I woke up a few times in the night in anticipation for the new day I suppose. Perhaps my body is excited and can’t rest, it just wants more. I went down after 10, dressed and ate while talking to Daniel about what we’ll do. We watched a movie to start the day and then he showered while I got my things together. We drove to check out a mattress for his flat and then drove to Heidelberg where he woes all the ladies. There is a ruined castle there with an amazing view of the valley town below.
The castle bells ring and majestic white birds scatter to the winds. Tourists flash photographs and Daniel and I sit on a park bench and talk. Talking with him is easy and listening is interesting (I’m going to miss that) its not often you find someone you
don’t have to pretend with. I usually feel like I have to be
different with different people.
I try to understand everyone, but it makes life exhausting trying to make everything easier for other people like I do in NY.
Heidelberg was a perfect town.
It reminded me of the cobbled roads in Austin, only these are ancient and truly walked on, traveled. The shops seem more unique. Sure some were traditional stores for tourists, but in all they fit the atmosphere well. We walked up the 314 steps to the castle. Daniel said it was 500, but 314 was good enough for me.
The stairs have a soft spiral around the top of the hill (or mountain side) with houses cradled throughout. I stopped to take pictures along the way of the hidden houses.
When we reached the castle we walked around to a bench where we talked as tourists strode by. I can see the romantic aires this place emits. I can imagine the girls puddy in his arms. from the sun flowing between the symmetrically places trees and the seemingly poetically placed wooden benches with perfect views.
I love quiet high views in the middle of nowhere. I could’ve stayed on the mountain in Italy for hours. Falling asleep under the stars and waking to what I can only assume to be an epic sunrise. I wish there were more places like that in NY. Daniel thinks I’ll appreciate some things in NY more when I’m back. He’s right about A/C, and squishy of course. Seeing him will bring a spark to my heart I only feel embering while so far away. I’ll appreciate having my own things again. Always knowing where my things are and having more options to wear clothes that I’ll be more sloppy in. There’s no food or drink I’ve missed, but I’ve missed my pillow and the dreams we’ve shared, from the way it smells to the touch and poof sound it makes when I through it around.

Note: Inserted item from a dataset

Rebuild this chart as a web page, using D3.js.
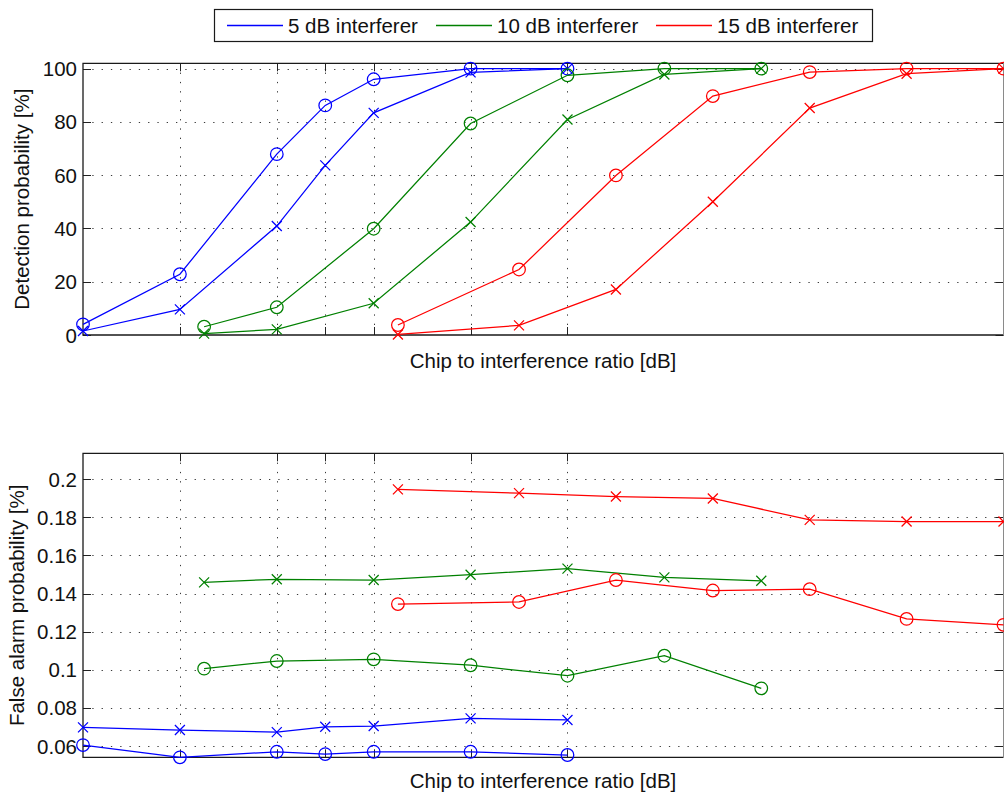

My stomach hurts now after dinner. I ate fat too much. I do enjoy the chili with peppers and so my eyes were much larger than my stomach. Eating too much makes me tired. I feel like I could take a nap, but then I wouldn’t be sleeping at night. Tomorrow Daniel has to go to HAN but will be back in the evening when he wants me to go clubbing till 4am. He seems excited about it, so even though its not something I normally enjoy I’ll go because it’ll be a new memory and that’s definitely worth it.